The peace deal and the potential sharing of governance with the Taliban in Afghanistan will help stifle terrorists taking refuge in lawless areas of Afghanistan, according to Shah.

"The US-Taliban dialogue and ensuing peace deal are a very welcome happening that augurs well for the entire region," said Dr. Azmat Hayat Khan, the former director of the Area Study Centre at the University of Peshawar.

With the revival of peace, development and progress will take place in Afghanistan, he added.

However, challenges remain. Since the signing in Doha, the militants have ramped up violence against Afghan forces, casting a pall over peace talks between Kabul and the Taliban set to begin March 10.

Since Monday, the Taliban has conducted dozens of attacks across the country, killing and wounding dozens of security personnel and citizens.

In response, the US military launched an air strike against Taliban fighters Wednesday (March 4), and warned the Taliban that further escalatory violence against Afghan government forces would be met with more US response.

NATO also warned the Taliban Wednesday that Western forces will leave Afghanistan only if the Taliban make good on their commitment to reduce bloodshed.

A new era

The deal "is a good development for the peoples of Afghanistan and Pakistan, and the continuation of the peace process will usher in a new era of development and prosperity in the region", said Zia-ul-Haq Sarhadi, a Peshawar businessman and former senior vice president of the Pakistan-Afghanistan Joint Chamber of Commerce and Industry (PAJCCI).

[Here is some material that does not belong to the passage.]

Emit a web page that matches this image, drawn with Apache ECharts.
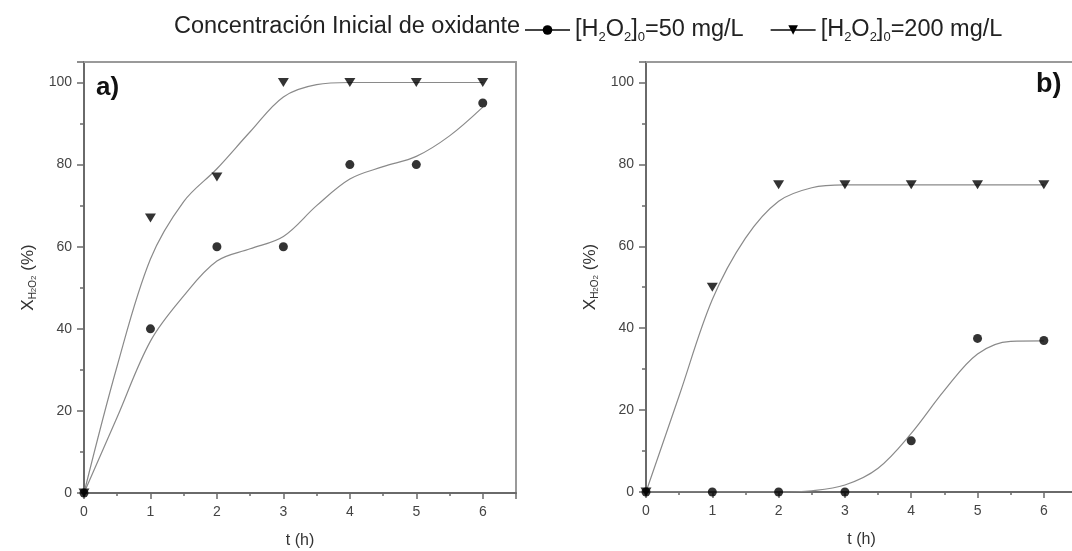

The business community of Pakistan welcomes the agreement because peace will pave the way for more business in the region and improve living standards, he said.

Sarhadi also expressed the hope that, with the restoration of peace, the historic trade route between Pakistan and Central Asian countries via Afghanistan will revive, opening new vistas and opportunities.

Decades of insurgency and resulting lawlessness have created a long-term recession and cost thousands of workers in Afghanistan and Pakistan their jobs, he said.

Ismail Khan, an Afghan refugee who has lived in Pakistan for the last 40 years, expressed hope about the revival of peace in his native Afghanistan.

"Being Afghans, we want to go back to our homeland, but because of the precarious security situation, we cannot fulfil our longing," he said.

"We are telling our children that we have land and a palatial house in Ghazni Province of Afghanistan, but we have been unable to take them there because of security concerns," Ismail said.

If the peace pact takes hold, he might be able to take his children back to their actual motherland and show them the house and property of their ancestors, he said.